Le nouvel album de Seun Kuti conte sa propre histoire, de manière universelle.
C’est terrible de devoir toujours commencer par parler de son père lorsque l’on évoque un disque de Seun Kuti, mais cela permet sans doute de faire comprendre comme le cadet de la famille a su prendre la mesure du poids de l’histoire. Fils de l’immense Fela Kuti, père fondateur de l’Afrobeat avec Tony Allen, et icône absolue à travers le monde depuis son Nigeria natal.
Cet héritage peut être vécu comme un poids difficile à dépasser, même si Seun Kuti a déjà prouvé son talent musical, sa virtuosité au saxophone, et son engagement politique infaillible.

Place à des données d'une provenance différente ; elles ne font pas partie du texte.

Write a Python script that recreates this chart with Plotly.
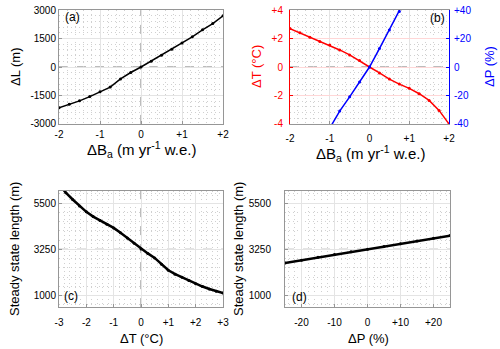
import plotly.graph_objects as go

# (a) length change vs mass balance change
ba = [-2, -1.75, -1.5, -1.25, -1, -0.75, -0.5, -0.25, 0, 0.25, 0.5, 0.75, 1, 1.25, 1.5, 1.75, 2]
dL = [-2150, -1970, -1785, -1560, -1300, -1060, -630, -290, 0, 310, 620, 940, 1260, 1590, 1960, 2290, 2700]

# (b) temperature / precipitation change equivalent to a mass balance change
dT = [2.7, 2.4, 2.1, 1.8, 1.55, 1.2, 0.85, 0.45, 0, -0.42, -0.85, -1.2, -1.5, -1.88, -2.35, -3.05, -4.0]
ba_p = [-1, -0.75, -0.5, -0.25, 0, 0.25, 0.5, 0.75, 1]
dP = [-43, -31, -21, -10.5, 0, 13, 26, 39, 53]

# (c) steady state length vs temperature change
t_c = [-3, -2.75, -2.5, -2.25, -2, -1.75, -1.5, -1.25, -1, -0.75, -0.5, -0.25, 0,
       0.25, 0.5, 0.75, 1, 1.25, 1.5, 1.75, 2, 2.25, 2.5, 2.75, 3]
len_c = [6400, 6000, 5670, 5350, 5070, 4840, 4650, 4470, 4290, 4050, 3800, 3540, 3260,
         3050, 2830, 2520, 2230, 2040, 1890, 1730, 1580, 1440, 1320, 1210, 1120]

# (d) steady state length vs precipitation change
p_d = [-25, -20, -15, -10, -5, 0, 5, 10, 15, 20, 25]
len_d = [2585, 2720, 2860, 2995, 3125, 3255, 3390, 3520, 3655, 3785, 3915]

ba_ticks = [-2, -1, 0, 1, 2]
ba_text = ['-2', '-1', '0', '+1', '+2']
t_ticks = [-3, -2, -1, 0, 1, 2, 3]
t_text = ['-3', '-2', '-1', '0', '+1', '+2', '+3']
p_ticks = [-20, -10, 0, 10, 20]
p_text = ['-20', '-10', '0', '+10', '+20']
dT_ticks = [-4, -2, 0, 2, 4]
dT_text = ['-4', '-2', '0', '+2', '+4']
dP_ticks = [-40, -20, 0, 20, 40]
dP_text = ['-40', '-20', '0', '+20', '+40']
L_ticks = [-3000, -1500, 0, 1500, 3000]
len_ticks = [1000, 3250, 5500]
ref_len = 3250

FONT = "Liberation Sans"
BOX = "rgb(150,150,150)"
GRID = "rgb(228,228,228)"
MINOR = "rgb(208,208,208)"
RED = "rgb(255,0,0)"
BLUE = "rgb(0,0,255)"
ba_title = "ΔB<sub>a</sub> (m yr<sup>-1</sup> w.e.)"

fig = go.Figure()

fig.add_trace(go.Scatter(x=ba, y=dL, mode='lines+markers', xaxis='x', yaxis='y',
                         line=dict(color='black', width=1.5), marker=dict(size=3, color='black')))
fig.add_trace(go.Scatter(x=ba, y=dT, mode='lines+markers', xaxis='x2', yaxis='y2',
                         line=dict(color=RED, width=1.5), marker=dict(size=3, color=RED)))
fig.add_trace(go.Scatter(x=ba_p, y=dP, mode='lines+markers', xaxis='x2', yaxis='y3',
                         line=dict(color=BLUE, width=1.5), marker=dict(size=3, color=BLUE)))
fig.add_trace(go.Scatter(x=t_c, y=len_c, mode='lines+markers', xaxis='x3', yaxis='y4',
                         line=dict(color='black', width=2.5), marker=dict(size=3, color='black')))
fig.add_trace(go.Scatter(x=p_d, y=len_d, mode='lines+markers', xaxis='x4', yaxis='y5',
                         line=dict(color='black', width=2.5), marker=dict(size=3, color='black')))


def xax(domain, anchor, rng, tv, tt, minor, lab_off=0):
    return dict(domain=domain, anchor=anchor, range=rng, tickvals=tv, ticktext=tt,
                showline=True, linecolor=BOX, mirror=True, ticks='inside', ticklen=3,
                tickcolor=BOX, showgrid=True, gridcolor=GRID, zeroline=False, automargin=False,
                tickfont=dict(size=10, color='black'), ticklabelstandoff=lab_off,
                minor=dict(dtick=minor, showgrid=True, gridcolor=MINOR, griddash='1px,3px', ticks=''))


def yax(domain, anchor, rng, tv, tt, minor, color='black', grid=GRID, tick0=None, lab_off=0):
    d = dict(domain=domain, anchor=anchor, range=rng, tickvals=tv, ticktext=tt,
             showline=True, linecolor=BOX, mirror=True, ticks='inside', ticklen=3,
             tickcolor=BOX, showgrid=True, gridcolor=grid, zeroline=False, automargin=False,
             tickfont=dict(size=10, color=color), ticklabelstandoff=lab_off,
             minor=dict(dtick=minor, showgrid=True, gridcolor=MINOR, griddash='1px,3px', ticks=''))
    if tick0 is not None:
        d['minor']['tick0'] = tick0
    return d


top = [0.645, 0.971]
bot = [0.12, 0.454]

fig.update_layout(
    width=500, height=349,
    margin=dict(l=0, r=0, t=0, b=0),
    paper_bgcolor='white', plot_bgcolor='white',
    showlegend=False,
    font=dict(family=FONT, color='black'),
    xaxis=xax([0.118, 0.446], 'y', [-2, 2], ba_ticks, ba_text, 0.2, lab_off=1),
    yaxis=yax(top, 'x', [-3000, 3000], L_ticks, [str(v) for v in L_ticks], 300),
    xaxis2=xax([0.58, 0.898], 'y2', [-2, 2], ba_ticks, ba_text, 0.2, lab_off=5),
    yaxis2=yax(top, 'x2', [-4, 4], dT_ticks, dT_text, 0.4, color=RED,
               grid="rgb(255,215,215)", lab_off=4),
    yaxis3=dict(domain=top, anchor='x2', overlaying='y2', side='right', range=[-40, 40],
                tickvals=dP_ticks, ticktext=dP_text, showline=True, linecolor=BLUE,
                ticks='inside', ticklen=3, tickcolor=BLUE, showgrid=False, zeroline=False,
                automargin=False, tickfont=dict(size=10, color=BLUE), ticklabelstandoff=2),
    xaxis3=xax([0.118, 0.446], 'y4', [-3, 3], t_ticks, t_text, 0.2, lab_off=6),
    yaxis4=yax(bot, 'x3', [440, 6105], len_ticks, [str(v) for v in len_ticks], 450, tick0=1000),
    xaxis4=xax([0.57, 0.9], 'y5', [-25, 25], p_ticks, p_text, 2, lab_off=6),
    yaxis5=yax(bot, 'x4', [440, 6105], len_ticks, [str(v) for v in len_ticks], 450,
               tick0=1000, lab_off=11),
)
fig.layout.yaxis2.linecolor = RED
fig.layout.yaxis2.tickcolor = RED
fig.layout.yaxis2.mirror = False

dash = dict(color='rgb(120,120,120)', width=1, dash='dash')
for xr, yr, yval in [('x', 'y', 0), ('x2', 'y2', 0), ('x3', 'y4', ref_len), ('x4', 'y5', ref_len)]:
    fig.add_shape(type='line', xref=xr, yref=yr + ' domain', x0=0, x1=0, y0=0, y1=1, line=dash, layer='below')
    fig.add_shape(type='line', xref=xr + ' domain', yref=yr, x0=0, x1=1, y0=yval, y1=yval, line=dash, layer='below')


def note(txt, px_x, px_y, size=13, color='black', angle=0):
    fig.add_annotation(text=txt, xref='paper', yref='paper', x=px_x / 500, y=1 - px_y / 349,
                       xanchor='center', yanchor='middle', showarrow=False, textangle=angle,
                       font=dict(size=size, color=color))


# axis titles (pixel positions)
note(ba_title, 141, 149, size=15)
note(ba_title, 370, 153, size=15)
note("ΔL (m)", 15, 67, angle=-90)
note("ΔT (°C)", 256, 67, color=RED, angle=-90)
note("ΔP (%)", 489, 67, color=BLUE, angle=-90)
note("ΔT (°C)", 141, 338)
note("ΔP (%)", 368, 338)
note("Steady state length (m)", 14, 249, angle=-90)
note("Steady state length (m)", 238, 249, angle=-90)

# panel labels
for txt, px_x, px_y in [("(a)", 72, 17), ("(b)", 437, 18), ("(c)", 71, 296), ("(d)", 299, 297)]:
    note(txt, px_x, px_y, size=12)

# the page body has a default 8px margin; drop it so the figure fills the window
fig.write_html("out.html", config={'displayModeBar': False},
               post_script="document.body.style.margin='0';")
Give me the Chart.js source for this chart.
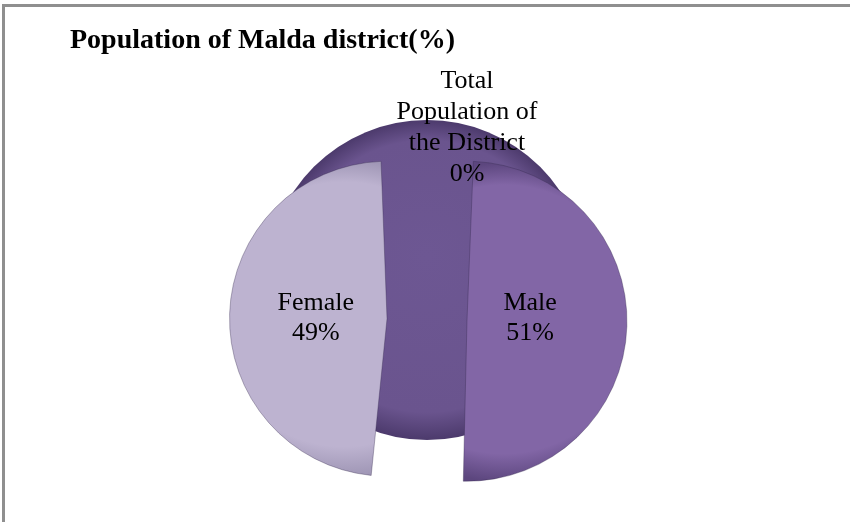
<!DOCTYPE html>
<html lang="en">
<head>
  <meta charset="UTF-8">
  <title>Population of Malda district(%)</title>
  <script src="https://cdn.jsdelivr.net/npm/chart.js"></script>
  <style>
    html, body { margin: 0; padding: 0; background: #fff; }
    #wrap { width: 850px; height: 522px; }
  </style>
</head>
<body>
  <div id="wrap"><canvas id="chart" width="850" height="522"></canvas></div>
  <script>
    // slices in drawing order, starting at 12 o'clock and going clockwise
    const categories = ['Total Population of the District', 'Male', 'Female'];
    const labelLines = [['Total', 'Population of', 'the District'], ['Male'], ['Female']];
    const shares = [0, 51, 49];
    const sliceColors = ['#6a548e', '#8266a6', '#bdb3d0'];
    const rimColors = ['#4c3a6c', '#5c467e', '#a097b6'];

    const SHIFT = 40;              // px each slice is pulled out from the centre
    const OFFSET = SHIFT * 4;      // Chart.js translates an arc by offset / 4
    const BASE_RADIUS = 120;       // arcs grow by about offset / 4 when drawn, giving ~160px
    const DEPTH = 40;              // how far the back face sits above the pie
    const serif = '"Liberation Serif", "Times New Roman", serif';

    // where a slice's middle points to and the radius it ends up drawn with
    function sliceGeometry(i) {
      const total = shares.reduce((a, b) => a + b, 0);
      let start = -Math.PI / 2;
      for (let k = 0; k < i; k++) start += shares[k] / total * 2 * Math.PI;
      const circ = shares[i] / total * 2 * Math.PI;
      const mid = start + circ / 2;
      const fix = 1 - Math.sin(Math.min(Math.PI, circ));
      return { mid, radius: BASE_RADIUS + SHIFT * fix };
    }

    function sliceFill(ctx) {
      const chart = ctx.chart;
      const area = chart.chartArea;
      const i = ctx.dataIndex;
      if (!area || i === undefined) return sliceColors[i || 0];
      const { mid, radius } = sliceGeometry(i);
      const cx = (area.left + area.right) / 2 + Math.cos(mid) * SHIFT;
      const cy = (area.top + area.bottom) / 2 + Math.sin(mid) * SHIFT;
      const g = chart.ctx.createRadialGradient(cx - 20, cy - 20, 0, cx, cy, radius);
      g.addColorStop(0, sliceColors[i]);
      g.addColorStop(0.84, sliceColors[i]);
      g.addColorStop(1, rimColors[i]);
      return g;
    }

    // white page, grey frame on top/left, title and the back face of the pie
    const backdrop = {
      id: 'backdrop',
      beforeDraw(chart) {
        const c = chart.ctx;
        c.save();
        c.fillStyle = '#fff';
        c.fillRect(0, 0, chart.width, chart.height);
        c.fillStyle = '#8f8f8f';
        c.fillRect(2, 4, chart.width - 2, 3);
        c.fillRect(2, 4, 3, chart.height - 4);
        c.fillStyle = '#000';
        c.font = 'bold 28px ' + serif;
        c.textBaseline = 'alphabetic';
        c.fillText('Population of Malda district(%)', 70, 48);
        c.restore();
      },
      beforeDatasetsDraw(chart) {
        const arc = chart.getDatasetMeta(0).data[0];
        const c = chart.ctx;
        const x = arc.x, y = arc.y - DEPTH, r = arc.outerRadius + SHIFT;
        const g = c.createRadialGradient(x, y - 25, 0, x, y, r);
        g.addColorStop(0, '#6d5793');
        g.addColorStop(0.85, '#6a548e');
        g.addColorStop(1, rimColors[0]);
        c.save();
        c.beginPath();
        c.arc(x, y, r, 0, Math.PI * 2);
        c.fillStyle = g;
        c.fill();
        c.restore();
      }
    };

    const sliceLabels = {
      id: 'sliceLabels',
      afterDatasetsDraw(chart) {
        const meta = chart.getDatasetMeta(0);
        const total = shares.reduce((a, b) => a + b, 0);
        const c = chart.ctx;
        c.save();
        c.fillStyle = '#000';
        c.font = '26px ' + serif;
        c.textAlign = 'center';
        c.textBaseline = 'middle';
        meta.data.forEach((arc, i) => {
          const lines = labelLines[i].concat(Math.round(shares[i] / total * 100) + '%');
          const r = arc.outerRadius + SHIFT;
          let lx, ly, lh;
          if (shares[i] === 0) {
            // empty slice: label sits on the rim of the back face
            lx = arc.x + DEPTH;
            ly = arc.y - DEPTH - r * 0.95;
            lh = 31;
          } else {
            const { mid } = sliceGeometry(i);
            lx = arc.x + Math.cos(mid) * (SHIFT + r * 0.42) - 4;
            ly = arc.y - 2;
            lh = 30;
          }
          const top = ly - (lines.length - 1) * lh / 2;
          lines.forEach((t, k) => c.fillText(t, lx, top + k * lh));
        });
        c.restore();
      }
    };

    new Chart(document.getElementById('chart'), {
      type: 'pie',
      data: {
        labels: categories,
        datasets: [{
          data: shares,
          backgroundColor: sliceFill,
          borderColor: 'rgba(50, 38, 75, 0.35)',
          borderWidth: 1,
          offset: OFFSET
        }]
      },
      options: {
        responsive: false,
        animation: false,
        radius: BASE_RADIUS,
        layout: { padding: { left: 70, right: 66, top: 140, bottom: 22 } },
        plugins: {
          legend: { display: false },
          tooltip: { enabled: false }
        }
      },
      plugins: [backdrop, sliceLabels]
    });
  </script>
</body>
</html>
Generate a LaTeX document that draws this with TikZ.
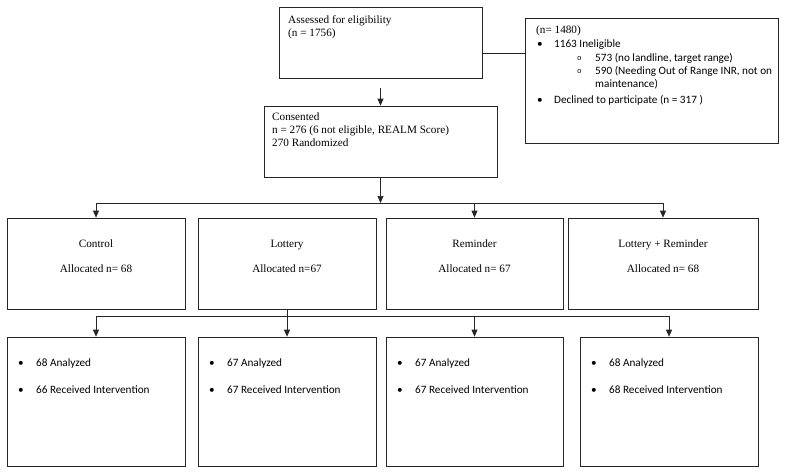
\documentclass[tikz,border=0pt]{standalone}
\usepackage{fontspec}
\setmainfont{Liberation Serif}
\newfontfamily\calfont{Carlito}
\newfontfamily\courfont{Liberation Mono}
\usetikzlibrary{arrows.meta}

\begin{document}
\begin{tikzpicture}[x=1pt,y=-1pt,
	box/.style={draw=black!85,line width=0.7pt,inner sep=0pt},
	link/.style={draw=black!85,line width=0.7pt},
	arr/.style={link,-{Triangle[length=7pt,width=6pt]}},
	txt/.style={anchor=base west,inner sep=0pt,font=\fontsize{11.2}{13}\selectfont},
	ctr/.style={anchor=base,inner sep=0pt,font=\fontsize{11.2}{13}\selectfont},
	cal/.style={anchor=base west,inner sep=0pt,font=\calfont\fontsize{11.2}{13}\selectfont},
	sub/.style={anchor=base west,inner sep=0pt,font=\courfont\fontsize{7.5}{8}\selectfont}]
	    \useasboundingbox (0,0) rectangle (800,474);
	    \node[box,minimum width=203pt,minimum height=71pt] (assess) at (380.5,42.5) {};
	    \node[box,minimum width=253pt,minimum height=125pt] (excl) at (651.5,80.5) {};
	    \node[box,minimum width=233pt,minimum height=71pt] (consent) at (380.5,141.5) {};
	    \node[box,minimum width=178pt,minimum height=91pt] (ctrl) at (96,263.5) {};
	    \node[box,minimum width=178pt,minimum height=91pt] (lott) at (287,263.5) {};
	    \node[box,minimum width=177pt,minimum height=91pt] (remd) at (474.5,263.5) {};
	    \node[box,minimum width=190pt,minimum height=91pt] (both) at (663,263.5) {};
	    \node[box,minimum width=178pt,minimum height=129pt] (res1) at (96,401.5) {};
	    \node[box,minimum width=178pt,minimum height=129pt] (res2) at (287,401.5) {};
	    \node[box,minimum width=177pt,minimum height=129pt] (res3) at (474.5,401.5) {};
	    \node[box,minimum width=178pt,minimum height=129pt] (res4) at (669,401.5) {};

	    \node[txt] (assessA) at (288,23) {Assessed for eligibility};
	    \node[txt] (assessB) at (288,36) {(n = 1756)};
	    \node[txt] (exclA) at (536,33) {(n= 1480)};
	    \node[cal] (exclB) at (537,47) {•};
	    \node[cal] (exclC) at (554,47) {1163 Ineligible};
	    \node[sub] (exclD) at (577,60.5) {o};
	    \node[cal] (exclE) at (595,61) {573 (no landline, target range)};
	    \node[sub] (exclF) at (577,73.5) {o};
	    \node[cal] (exclG) at (595,74) {590 (Needing Out of Range INR, not on};
	    \node[cal] (exclH) at (595,87) {maintenance)};
	    \node[cal] (exclI) at (537,103) {•};
	    \node[cal] (exclJ) at (554,103) {Declined to participate (n = 317 )};
	    \node[txt] (consentA) at (272,120) {Consented};
	    \node[txt] (consentB) at (272,133) {n = 276 (6 not eligible, REALM Score)};
	    \node[txt] (consentC) at (272,146) {270 Randomized};

	    \node[ctr] (ctrlA) at (96,247) {Control};
	    \node[ctr] (ctrlB) at (96,272) {Allocated n= 68};
	    \node[ctr] (lottA) at (287,247) {Lottery};
	    \node[ctr] (lottB) at (287,272) {Allocated n=67};
	    \node[ctr] (remdA) at (474.5,247) {Reminder};
	    \node[ctr] (remdB) at (474.5,272) {Allocated n= 67};
	    \node[ctr] (bothA) at (663,247) {Lottery + Reminder};
	    \node[ctr] (bothB) at (663,272) {Allocated n= 68};

	    \foreach \b/\x/\na/\nr in {res1/7/68/66,res2/198/67/67,res3/386/67/67,res4/580/68/68} {
	        \node[cal] (\b a) at (\x+11,366) {•};
	        \node[cal] (\b b) at (\x+29,366) {\na\ Analyzed};
	        \node[cal] (\b c) at (\x+11,393) {•};
	        \node[cal] (\b d) at (\x+29,393) {\nr\ Received Intervention};
	    }

	    \coordinate (tie) at (500,53);
	    \coordinate (split) at (380.5,203);
	    \coordinate (merge) at (287,316);
	    \draw[link] (assess.east |- tie) -- (excl.west |- tie);
	    \draw[arr] ([yshift=-10pt]assess.south) -- (consent.north);
	    \draw[arr] (consent.south) -- (split);
	    \draw[link] (ctrl.north |- split) -- (both.north |- split);
	    \draw[arr] (ctrl.north |- split) -- (ctrl.north);
	    \draw[arr] (remd.north |- split) -- (remd.north);
	    \draw[arr] (both.north |- split) -- (both.north);
	    \draw[link] (lott.south) -- (merge);
	    \draw[link] (res1.north |- merge) -- (res4.north |- merge);
	    \foreach \b in {res1,res2,res3,res4}
	        \draw[arr] (\b.north |- merge) -- (\b.north);
	\end{tikzpicture}
\end{document}
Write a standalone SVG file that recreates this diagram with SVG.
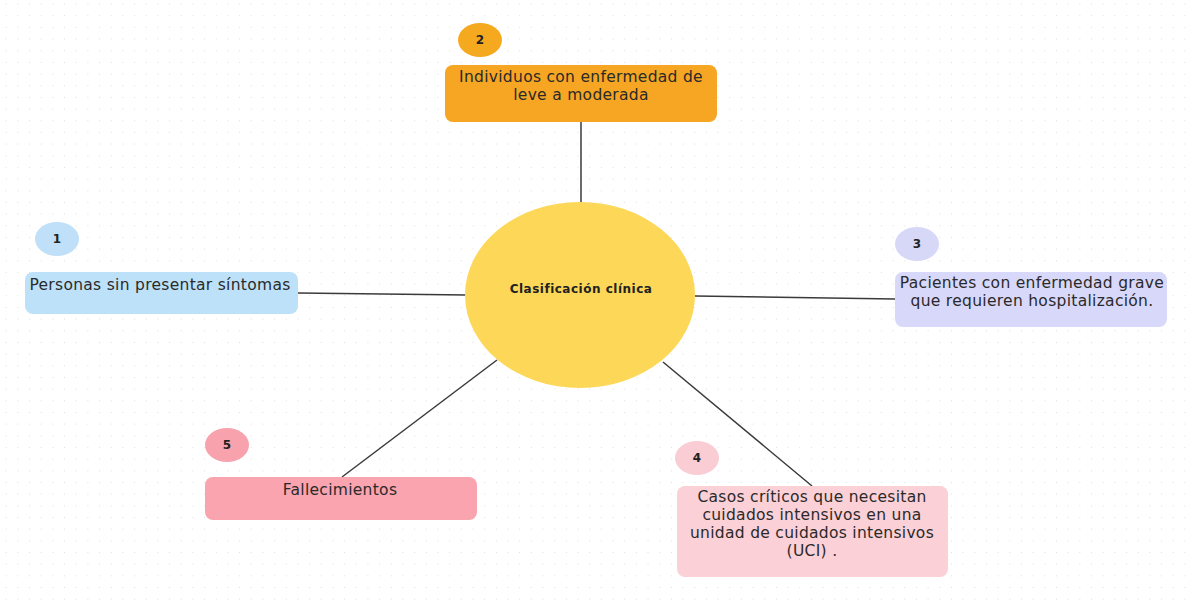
<svg xmlns="http://www.w3.org/2000/svg" width="1195" height="600" viewBox="0 0 1195 600">
<defs>
<pattern id="dots" x="5.7" y="3.5" width="11.67" height="11.67" patternUnits="userSpaceOnUse">
<circle cx="0" cy="0" r="1.1" fill="#dadada"/>
</pattern>
<style>
.lbl{font-family:"DejaVu Sans","Open Sans",sans-serif;font-size:15.5px;fill:#2a2a2a;text-anchor:middle;letter-spacing:0.3px}
.num{font-family:"DejaVu Sans","Open Sans",sans-serif;font-size:12px;font-weight:bold;fill:#222;text-anchor:middle}
.conn{stroke:#3a3a3a;stroke-width:1.5;fill:none}
</style>
</defs>
<rect width="1195" height="600" fill="#ffffff"/>
<rect width="1195" height="600" fill="url(#dots)"/>
<g id="connectors">
<line class="conn" x1="581" y1="122" x2="581" y2="203"/>
<line class="conn" x1="298" y1="293" x2="467" y2="295"/>
<line class="conn" x1="695" y1="296" x2="895" y2="299"/>
<line class="conn" x1="342" y1="477" x2="497" y2="360"/>
<line class="conn" x1="663" y1="362" x2="812" y2="486"/>
</g>
<g id="center">
<ellipse cx="580" cy="295" rx="115" ry="93" fill="#FDD757"/>
<text x="581" y="293" style="font-family:'DejaVu Sans','Open Sans',sans-serif;font-size:12px;font-weight:bold;fill:#222;text-anchor:middle;letter-spacing:0.5px">Clasificación clínica</text>
</g>
<g id="node2">
<ellipse cx="480" cy="40" rx="22" ry="17" fill="#F5A91F"/>
<text class="num" x="480" y="44">2</text>
<rect x="445" y="65" width="272" height="57" rx="8" fill="#F6A623"/>
<text class="lbl" x="581" y="82">Individuos con enfermedad de</text>
<text class="lbl" x="581" y="100">leve a moderada</text>
</g>
<g id="node1">
<ellipse cx="57" cy="239" rx="22" ry="17" fill="#BFE0F8"/>
<text class="num" x="57" y="243">1</text>
<rect x="25" y="272" width="273" height="42" rx="8" fill="#BEE1FA"/>
<text class="lbl" x="160" y="290">Personas sin presentar síntomas</text>
</g>
<g id="node3">
<ellipse cx="917" cy="244" rx="22" ry="17" fill="#D7D7F8"/>
<text class="num" x="917" y="248">3</text>
<rect x="895" y="272" width="272" height="55" rx="8" fill="#D8D8FA"/>
<text class="lbl" x="1032" y="288">Pacientes con enfermedad grave</text>
<text class="lbl" x="1032" y="306">que requieren hospitalización.</text>
</g>
<g id="node4">
<ellipse cx="697" cy="458" rx="22" ry="17" fill="#F9CDD3"/>
<text class="num" x="697" y="462">4</text>
<rect x="677" y="486" width="271" height="91" rx="8" fill="#FBD0D6"/>
<text class="lbl" x="812" y="502">Casos críticos que necesitan</text>
<text class="lbl" x="812" y="520">cuidados intensivos en una</text>
<text class="lbl" x="812" y="538">unidad de cuidados intensivos</text>
<text class="lbl" x="812" y="556">(UCI) .</text>
</g>
<g id="node5">
<ellipse cx="227" cy="445" rx="22" ry="17" fill="#F7A2AC"/>
<text class="num" x="227" y="449">5</text>
<rect x="205" y="477" width="272" height="43" rx="8" fill="#F9A4AE"/>
<text class="lbl" x="340" y="495">Fallecimientos</text>
</g>
</svg>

Mais de cet héritage il a fait sa force plutôt que de la fuir, d’abord en reprenant le flambeau à la tête du groupe de son père Egypt 80 ensuite en faisant résonner ce patronyme pour toutes les bonnes raisons. Et ce patronyme fait encore un pas en avant avec le nouvel album du fils : Black Times.
Pour Seun Kuti il a fallu reprendre la lutte exactement là où son père l’avait laissée, car pour lui rien n’a changé dans la représentation politique, il estime être toujours dirigé par des personnalités qui n’investissent pas dans l’humain mais ne croient qu’au business.
Mais cette critique ouverte du gouvernement ne se retrouve pas explicitement dans sa musique, qui est elle pensée comme un chant d’élévation, dans son disque Seun en appelle aux enfants du Nigeria à se tenir debout ensemble : « Are you ready to rise ? To be free ? » scande-t’il aux côtés de Carlos Santana. Quand la musique frappe au coeur, elle se veut didactique et porte les mots qu’on entend nulle part ailleurs.
Mais pour se faire entendre au maximum, Seun Kuti n’y va pas par 4 chemins, son disque est ainsi produit par Robert Glasper, rien que ça. Et c’est par ces choix artistiques qu’il apporte sa touche au sein d’un groupe qui l’a vu naître et grandir. Tout le monde s’investit créativement pour suivre le cap que donne le capitaine.
Avec beaucoup de sonorités modernes, ce disque est l’affirmation d’un musicien dans un héritage, mêlant l’afrobeat à des inspirations du monde entier, de la samba au rock. Puisqu’il n’a jamais renié la figure tutélaire du père, on commence définitivement à voir le visage de Seun en surimpression de celui de son papa.